**What you have to do**
Each line from the top of the listing through the one holding "var myChart = echarts.init(document.getElementById('chart'));" should be restated word for word, with nothing added and no pictures.

━━━━━━━━━━━━━━━━━━━━

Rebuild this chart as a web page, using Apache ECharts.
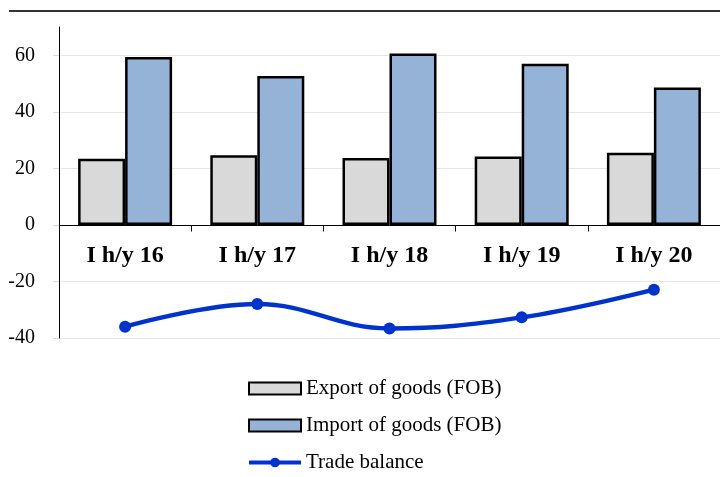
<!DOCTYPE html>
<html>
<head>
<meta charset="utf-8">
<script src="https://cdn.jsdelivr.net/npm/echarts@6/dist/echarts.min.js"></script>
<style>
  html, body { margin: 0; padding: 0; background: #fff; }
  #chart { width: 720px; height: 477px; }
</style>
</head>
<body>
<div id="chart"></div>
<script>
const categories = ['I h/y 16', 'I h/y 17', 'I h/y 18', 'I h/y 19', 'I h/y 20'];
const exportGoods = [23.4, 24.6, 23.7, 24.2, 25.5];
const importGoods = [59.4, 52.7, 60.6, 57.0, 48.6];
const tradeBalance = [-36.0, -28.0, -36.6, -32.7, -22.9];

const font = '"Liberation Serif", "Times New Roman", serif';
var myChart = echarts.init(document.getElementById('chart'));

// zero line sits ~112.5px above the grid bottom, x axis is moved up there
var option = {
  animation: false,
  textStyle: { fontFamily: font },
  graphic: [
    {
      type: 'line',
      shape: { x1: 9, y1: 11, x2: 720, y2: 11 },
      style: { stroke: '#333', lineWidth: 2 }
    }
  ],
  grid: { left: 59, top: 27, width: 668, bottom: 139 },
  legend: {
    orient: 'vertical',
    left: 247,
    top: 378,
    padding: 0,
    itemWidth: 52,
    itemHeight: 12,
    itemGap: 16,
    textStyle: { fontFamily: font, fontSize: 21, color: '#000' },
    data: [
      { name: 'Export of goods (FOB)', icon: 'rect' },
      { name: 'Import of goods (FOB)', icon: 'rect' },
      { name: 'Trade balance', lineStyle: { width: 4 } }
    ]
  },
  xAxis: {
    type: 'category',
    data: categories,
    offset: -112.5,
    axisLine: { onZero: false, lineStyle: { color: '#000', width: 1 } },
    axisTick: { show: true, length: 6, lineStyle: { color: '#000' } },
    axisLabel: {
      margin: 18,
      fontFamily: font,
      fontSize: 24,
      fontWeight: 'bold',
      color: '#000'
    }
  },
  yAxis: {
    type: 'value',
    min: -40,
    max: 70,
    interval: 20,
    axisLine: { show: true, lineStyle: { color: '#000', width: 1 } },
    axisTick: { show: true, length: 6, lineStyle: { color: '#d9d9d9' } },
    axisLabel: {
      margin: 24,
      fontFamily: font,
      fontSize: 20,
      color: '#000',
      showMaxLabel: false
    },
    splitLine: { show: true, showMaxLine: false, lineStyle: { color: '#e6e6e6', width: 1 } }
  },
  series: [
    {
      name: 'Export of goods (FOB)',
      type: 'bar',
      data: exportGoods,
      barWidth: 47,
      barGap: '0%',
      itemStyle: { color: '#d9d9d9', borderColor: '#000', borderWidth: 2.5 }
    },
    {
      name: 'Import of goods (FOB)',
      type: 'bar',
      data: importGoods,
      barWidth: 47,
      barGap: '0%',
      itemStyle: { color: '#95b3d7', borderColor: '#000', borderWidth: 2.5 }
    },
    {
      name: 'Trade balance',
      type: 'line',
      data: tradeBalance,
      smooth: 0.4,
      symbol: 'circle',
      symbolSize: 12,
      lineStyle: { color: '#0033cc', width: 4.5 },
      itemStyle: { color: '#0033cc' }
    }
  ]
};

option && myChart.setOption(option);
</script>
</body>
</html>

━━━━━━━━━━━━━━━━━━━━

**Exercise solution**
Rebuild this chart as a web page, using Apache ECharts.
<!DOCTYPE html>
<html>
<head>
<meta charset="utf-8">
<script src="https://cdn.jsdelivr.net/npm/echarts@6/dist/echarts.min.js"></script>
<style>
  html, body { margin: 0; padding: 0; background: #fff; }
  #chart { width: 720px; height: 477px; }
</style>
</head>
<body>
<div id="chart"></div>
<script>
const categories = ['I h/y 16', 'I h/y 17', 'I h/y 18', 'I h/y 19', 'I h/y 20'];
const exportGoods = [23.4, 24.6, 23.7, 24.2, 25.5];
const importGoods = [59.4, 52.7, 60.6, 57.0, 48.6];
const tradeBalance = [-36.0, -28.0, -36.6, -32.7, -22.9];

const font = '"Liberation Serif", "Times New Roman", serif';
var myChart = echarts.init(document.getElementById('chart'));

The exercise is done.